With Q3 in the books and guidance raised, several questions will determine whether Ulta’s rally can continue:

  • Holiday execution. Management is counting on robust traffic and promotions to carry momentum through the crucial holiday season even as many retailers brace for subdued spending. If comps stay strong without a big step‑up in discounting, it will reinforce the upgraded margin guidance.
  • SG&A discipline. Investors will want to see whether the elevated SG&A ratio begins to stabilize as tech investments roll off and productivity gains kick in, or whether wage inflation and store costs keep pressuring operating margin.
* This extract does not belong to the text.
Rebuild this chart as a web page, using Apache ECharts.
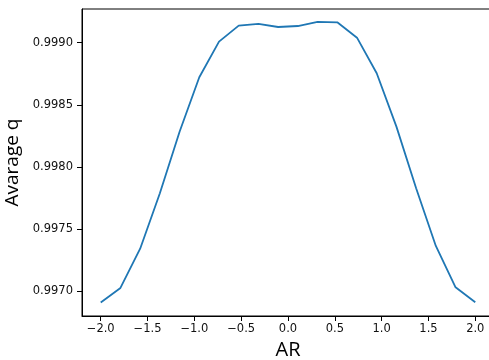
<!DOCTYPE html>
<html><head><meta charset="utf-8">
<script src="https://cdn.jsdelivr.net/npm/echarts@6/dist/echarts.min.js"></script>
<style>html,body{margin:0;padding:0;background:#fff}#c{width:489px;height:360px}</style>
</head><body><div id="c"></div>
<script>
const arValues = [-2.0,-1.7895,-1.5789,-1.3684,-1.1579,-0.9474,-0.7368,-0.5263,-0.3158,-0.1053,0.1053,0.3158,0.5263,0.7368,0.9474,1.1579,1.3684,1.5789,1.7895,2.0];
const avgQ = [0.996907,0.997025,0.997341,0.997787,0.998283,0.998721,0.999008,0.999137,0.999151,0.999126,0.999134,0.999167,0.999164,0.999040,0.998754,0.998324,0.997828,0.997363,0.997030,0.996910];
const xTicks = [-2.0,-1.5,-1.0,-0.5,0.0,0.5,1.0,1.5,2.0];
const yTicks = [0.9970,0.9975,0.9980,0.9985,0.9990];

const chart = echarts.init(document.getElementById('c'), null, {renderer:'canvas'});
const font = 'DejaVu Sans';
const nameFont = 'Open Sans';
chart.setOption({
  animation:false,
  grid:{left:82, top:9, width:412, bottom:44, show:true, borderColor:'#000', borderWidth:1, backgroundColor:'transparent', containLabel:false, outerBoundsMode:'none'},
  xAxis:{type:'value', min:-2.2, max:2.2,
    name:'AR', nameLocation:'middle', nameGap:22,
    nameTextStyle:{fontFamily:nameFont, fontSize:20, color:'#000'},
    axisLine:{show:true, onZero:false, lineStyle:{color:'#000', width:1}},
    axisTick:{show:true, length:5, inside:false, customValues:xTicks, lineStyle:{color:'#000'}},
    axisLabel:{customValues:xTicks, fontFamily:font, fontSize:11.5, color:'#111', margin:7,
      formatter:v=>{const s=Math.abs(v).toFixed(1); return (v< -1e-9?'\u2212':'')+s;}},
    splitLine:{show:false}},
  yAxis:{type:'value', min:0.996799, max:0.999271,
    name:'Avarage q', nameLocation:'middle', nameGap:50,
    nameTextStyle:{fontFamily:nameFont, fontSize:19, color:'#000'},
    axisLine:{show:true, onZero:false, lineStyle:{color:'#000', width:1}},
    axisTick:{show:true, length:5, customValues:yTicks, lineStyle:{color:'#000'}},
    axisLabel:{customValues:yTicks, fontFamily:font, fontSize:11.5, color:'#111', margin:9,
      formatter:v=>v.toFixed(4)},
    splitLine:{show:false}},
  series:[{type:'line', data:arValues.map((x,i)=>[x,avgQ[i]]), showSymbol:false,
    lineStyle:{color:'#1f77b4', width:1.8}, itemStyle:{color:'#1f77b4'}}]
});
</script></body></html>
  • Inventory and debt trajectory. A gradual normalization of inventory growth and reduced reliance on the revolver would ease balance‑sheet concerns while still allowing Ulta to pursue international stores, UB Marketplace scaling and brand launches.
  • Competitive dynamics. The beauty space remains crowded, from legacy department stores to Sephora and newer digital‑first brands. Ulta’s ability to preserve its “all‑things‑beauty” positioning, especially once the Target tie‑up ends, will be central to sustaining mid‑single‑digit comp growth.

For now, though, the story on December 4 is straightforward: Ulta Beauty just delivered one of the cleanest “beat‑and‑raise” quarters in U.S. retail, reaffirming that in a choppy consumer landscape, beauty continues to be one of the brightest spots — and Ulta remains firmly at the center of it.